With institutional investors issuing mandates for socially-responsible investing, the purchase of Los Angeles-based Craton Equity marks an expansion of TCW Group’s alternative asset management platform, said Jess Ravich, group managing director and head of alternative products at TCW Group.

“We want to add top tier managers,” Ravich told Buyouts. “We have an alternative platform, but we’re not going to home-grow a fund. We’re bringing over funds that are top quartile. We’re putting together an all-star team.”

Looking ahead, TCW Group plans to buy one more alternative vehicle this year and up to five per year for the foreseeable future, he said.

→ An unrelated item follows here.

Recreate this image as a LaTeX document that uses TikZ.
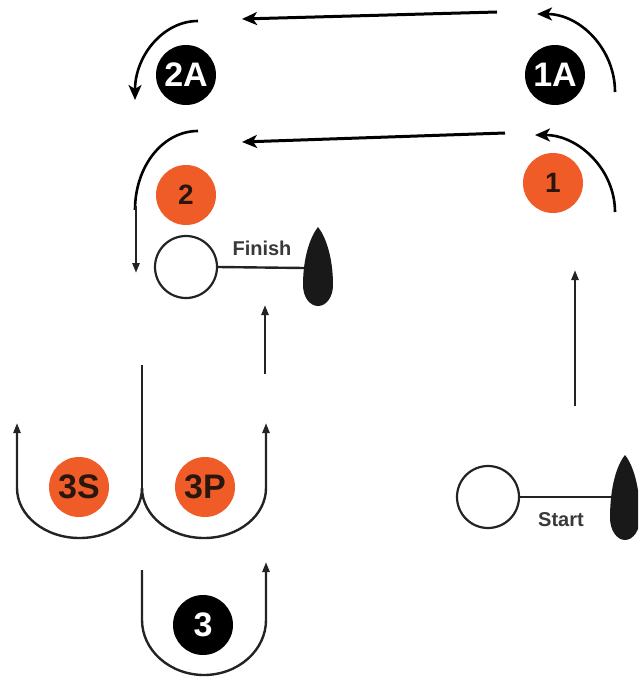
\documentclass[tikz,border=0pt]{standalone}
\usepackage{fontspec}
\setmainfont{Liberation Sans}
\usetikzlibrary{arrows.meta}
\definecolor{mkorange}{RGB}{240,92,40}
\definecolor{ink}{RGB}{35,35,35}
\definecolor{numdark}{RGB}{40,22,15}
\begin{document}
\begin{tikzpicture}[x=1pt,y=-1pt,
  buoyo/.style={circle,fill=mkorange,minimum size=60pt,inner sep=0pt,text=numdark,font=\bfseries\fontsize{28}{28}\selectfont},
  buoyb/.style={circle,fill=black,minimum size=60pt,inner sep=0pt,text=white,font=\bfseries\fontsize{34}{34}\selectfont},
  heavy/.style={line width=3pt,draw=black,-{Stealth[length=15pt,width=13pt,inset=4pt]}},
  heavyarc/.style={line width=2.6pt,draw=black},
  lite/.style={line width=2.4pt,draw=ink,-{Triangle[length=10pt,width=7pt]}},
  liteline/.style={line width=2.4pt,draw=ink},
  markcircle/.style={circle,draw=ink,line width=2.2pt,fill=white,minimum size=62pt,inner sep=0pt},
  boatlabel/.style={text=ink!90,font=\bfseries\fontsize{20}{20}\selectfont,inner sep=0pt}
]
\clip (0,0) rectangle (638,677);
\fill[white] (0,0) rectangle (638,677);

% buoys
\node[buoyb] (b1A) at (555,75) {1A};
\node[buoyb] (b2A) at (186,75) {2A};
\node[buoyo] (b1) at (553,183) {1};
\node[buoyo] (b2) at (186,195) {2};
\node[buoyo,font=\bfseries\fontsize{34}{34}\selectfont] (b3S) at (79,487) {3S};
\node[buoyo,font=\bfseries\fontsize{34}{34}\selectfont] (b3P) at (205,487) {3P};
\node[buoyb] (b3) at (203,625) {3};

% top legs
\coordinate (t1s) at (497,12);
\coordinate (t1e) at (242,19);
\coordinate (t2s) at (505,133);
\coordinate (t2e) at (242,142);
\draw[heavy] (t1s) -- (t1e);
\draw[heavy] (t2s) -- (t2e);

% rounding arcs
\coordinate (a1As) at (615,92);
\coordinate (a1Ae) at (537,14);
\draw[heavyarc,-{Stealth[length=15pt,width=13pt,inset=4pt]}] (a1As) .. controls (615,49) and (580,14) .. (a1Ae);
\coordinate (a1s) at (615,212);
\coordinate (a1e) at (535,135);
\draw[heavyarc,-{Stealth[length=15pt,width=13pt,inset=4pt]}] (a1s) .. controls (615,170) and (579,135) .. (a1e);
\coordinate (a2As) at (198,21);
\coordinate (a2Ae) at (135,100);
\draw[heavyarc,-{Stealth[length=15pt,width=13pt,inset=4pt]}] (a2As) .. controls (163,21) and (135,56) .. (a2Ae);
\coordinate (a2s) at (198,131);
\coordinate (a2m) at (135,210);
\coordinate (a2e) at (136,273);
\draw[heavyarc] (a2s) .. controls (163,131) and (135,166) .. (a2m);
\draw[lite] (136,206) -- (a2e);

% finish line
\node[markcircle] (fin) at (186,267) {};
\coordinate (fboat) at (304,268);
\draw[liteline] (fin.east) -- (fboat);
\fill[black!90] (318,227) .. controls (310,237) and (303,258) .. (303,285)
  .. controls (303,297) and (309.7,306) .. (318,306)
  .. controls (326.3,306) and (333,297) .. (333,285)
  .. controls (333,258) and (326,237) .. (318,227) -- cycle;
\node[boatlabel] (finlbl) at (262,248) {Finish};
\coordinate (fa1) at (265,374);
\coordinate (fa2) at (265,305);
\draw[lite] (fa1) -- (fa2);

% start line
\node[markcircle] (st) at (488,497) {};
\coordinate (sboat) at (611,497);
\draw[liteline] (st.east) -- (sboat);
\fill[black!90] (625,455) .. controls (617,465) and (610,486) .. (610,518)
  .. controls (610,530) and (616.7,540) .. (625,540)
  .. controls (633.3,540) and (640,530) .. (640,518)
  .. controls (640,486) and (633,465) .. (625,455) -- cycle;
\node[boatlabel] (stlbl) at (561,520) {Start};
\coordinate (sa1) at (575,406);
\coordinate (sa2) at (575,270);
\draw[lite] (sa1) -- (sa2);

% gate 3S / 3P
\coordinate (ctop) at (142,365);
\coordinate (cusp) at (142,488);
\draw[liteline] (ctop) -- (cusp);
\coordinate (l3S) at (17,423);
\coordinate (l3P) at (266,423);
\draw[lite] (cusp) .. controls (142,515.6) and (114,538) .. (79.5,538)
  .. controls (45,538) and (17,515.6) .. (17,488) -- (l3S);
\draw[lite] (cusp) .. controls (142,515.6) and (170,538) .. (204,538)
  .. controls (238.5,538) and (266,515.6) .. (266,488) -- (l3P);

% mark 3
\coordinate (u3s) at (142,570);
\coordinate (u3e) at (266,562);
\draw[lite] (u3s) -- (142,620) .. controls (142,650.4) and (170,675) .. (204,675)
  .. controls (238,675) and (266,650.4) .. (266,620) -- (u3e);
\end{tikzpicture}
\end{document}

Founded in 2006 as an emerging manager, Craton Equity handles $242 million in assets and specializes in growth capital deals for venture-backed companies within the sustainability, resource efficiency and carbon-reducing technology industries.

Craton Equity targets companies with low-capital requirement business models that typically operate without tax credits or government subsidies. Portfolio companies include Petra Solar, creator of a pole-mounted solar panel system for utility companies; proprietary filter technology firm Rypos and Sungevity, a financier and designer of residential solar systems.

Ravich said TCW Group met with 80 funds before choosing Craton Equity.

“Between 2006 and 2008, there was a lot of money put into sustainability funds – over $20 billion,” Ravich said. “The valuations of the investments made by those funds were frothy, and a lot of the investments hit the wall in 2008. As a consequence, a lot of those funds didn’t survive. Craton succeeded and made it through. Fast forward to 2010 and you find that there has been less money invested in sustainability funds – less than $3 billion last year – yet the companies these funds can invest in are more mature and have survived the financial crisis. Therefore, the risk reward characteristics for sustainability funds are very positive.”  

Ravich joined TCW Group in late 2012 after serving as managing director and head of the capital markets group at Houlihan Lokey, an international investment bank. Carlyle Group bought a majority stake in TCW Group in a deal that closed in February. He worked on TCW Group’s purchase in December of the $2 billion AUM direct lending funds group of Regiment Capital Advisors LP, a Boston-based direct lender to middle-market clients.

Craton Equity managing partners Bob MacDonald and Tom Soto will become managing directors at TCW/Craton. Craton Equity executives Kevin Wall and David Asarnow are also moving over.

Ravich and David Wang, director of alternatives at TCW Group, will join the investment committee for TCW/Craton and all of the former Craton Equity partners will also serve on the new firm’s investment committee.

Craton Equity’s Soto said that becoming part of a large asset manager will provide the firm with “additional resources and puts us in an ideal position to help our limited partners participate in socially responsible investing,” according to a prepared statement.